Our friend Richard Faulkner, a partner in the Richardson, Texas law firm of Blume Faulkner, P.L.L.C., I, and others were quoted in a Business Insurance article on the Rent-A-Center West v. Jackson case pending in the United States Supreme Court. The article is available here.
Richard’s quote was “The 9th Circuit’s decision flies in the face of virtually every well-reasoned decision on arbitrability and jurisdiction[.]” I could not agree with him more.
For those of you that do not know Richard, he has decades of experience in the arbitration, mediation and ADR fields and is a contributing author to Elkouri & Elkouri, How Arbitration Works (6th Ed.). His practice includes acting as a neutral arbitrator or mediator, serving on construction dispute boards, and representing clients in domestic and international arbitration-law-related matters. Recently he represented Dub Herring Ford Lincoln-Mercury, Inc. before the United States Supreme Court as an amicus curiae in Stolt-Nielsen, S.A. v.

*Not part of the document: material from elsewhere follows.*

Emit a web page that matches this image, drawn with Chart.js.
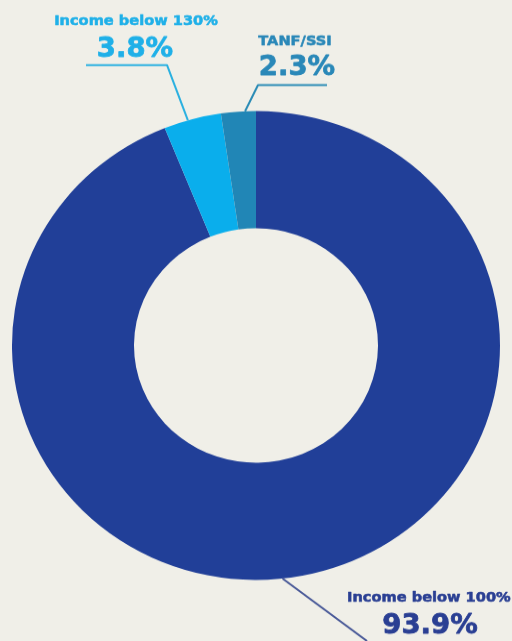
<!DOCTYPE html>
<html>
<head>
<meta charset="utf-8">
<script src="https://cdn.jsdelivr.net/npm/chart.js@4.4.1/dist/chart.umd.min.js"></script>
<style>
  html, body { margin: 0; padding: 0; background: #f0efe8; overflow: hidden; width: 512px; height: 641px; }
  #wrap { position: absolute; left: 0; top: 0; width: 512px; height: 667px; transform: scaleY(0.961); transform-origin: 0 0; }
</style>
</head>
<body>
<div id="wrap"><canvas id="c" width="512" height="667"></canvas></div>
<script>
const categories = ["Income below 100%", "Income below 130%", "TANF/SSI"];
const values = [93.9, 3.8, 2.3];
const valueLabels = ["93.9%", "3.8%", "2.3%"];

const colors = ["#213f98", "#0aaeec", "#2186b6"];
const labelColors = ["#2a3f93", "#1fb0e8", "#2a88b8"];
const lineColors = ["#4a5a98", "#2ab0e0", "#2a8bb5"];
const S = 0.961;

// label layout (screen coords): title position, value center, leader path after anchor
const layout = [
  { align: "left", tx: 347, ty: 602, vx: 430, vy: 633, frac: 0.514, path: [[367, 641]] },
  { align: "center", tx: 136, ty: 25, vx: 135, vy: 57, frac: 0.42, path: [[167, 65], [86, 65]] },
  { align: "center", tx: 295, ty: 45, vx: 297, vy: 75, frac: 0.69, path: [[258, 85], [327, 85]] }
];

const labelPlugin = {
  id: "labels",
  afterDraw(chart) {
    const ctx = chart.ctx;
    const meta = chart.getDatasetMeta(0);
    ctx.save();
    meta.data.forEach((arc, i) => {
      const L = layout[i];
      const a = arc.startAngle + (arc.endAngle - arc.startAngle) * L.frac;
      const ax = arc.x + Math.cos(a) * arc.outerRadius;
      const ay = arc.y + Math.sin(a) * arc.outerRadius;
      ctx.strokeStyle = lineColors[i];
      ctx.lineWidth = 2;
      ctx.beginPath();
      ctx.moveTo(ax, ay);
      L.path.forEach(p => ctx.lineTo(p[0], p[1] / S));
      ctx.stroke();

      ctx.fillStyle = labelColors[i];
      ctx.strokeStyle = labelColors[i];
      ctx.lineJoin = "round";
      ctx.textBaseline = "alphabetic";
      ctx.font = "bold 14.6px 'DejaVu Sans'";
      ctx.textAlign = L.align === "left" ? "left" : "center";
      ctx.lineWidth = 0.6;
      ctx.fillText(categories[i], L.tx, L.ty / S);
      ctx.strokeText(categories[i], L.tx, L.ty / S);
      ctx.textAlign = "center";
      ctx.font = "bold 27.5px 'DejaVu Sans'";
      ctx.lineWidth = 0.8;
      ctx.fillText(valueLabels[i], L.vx, L.vy / S);
      ctx.strokeText(valueLabels[i], L.vx, L.vy / S);
    });
    ctx.restore();
  }
};

new Chart(document.getElementById("c"), {
  type: "doughnut",
  data: {
    labels: categories,
    datasets: [{
      data: values,
      backgroundColor: colors,
      borderWidth: 0,
      hoverOffset: 0
    }]
  },
  options: {
    responsive: false,
    animation: false,
    cutout: "50%",
    layout: { padding: { left: 12, right: 12, top: 115.5, bottom: 63.5 } },
    plugins: { legend: { display: false }, tooltip: { enabled: false } },
    events: []
  },
  plugins: [labelPlugin]
});
</script>
</body>
</html>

AnimalFeeds Int’l Corp., which was decided on April 27, 2010.
My more modest sound bite was: “There’s a lot of attention being paid to this case because it’s very frequent that you have challenges to arbitration agreements on unconscionability grounds made by employees and consumers.”
The Supreme Court is expected to issue its decision in this controversial case by the end of this term in late June. We believe there is a good chance that at least five members of the Court will vote for a reversal, but that outcome is by no means a foregone conclusion. Whatever the result, you will certainly hear about it here at the Forum.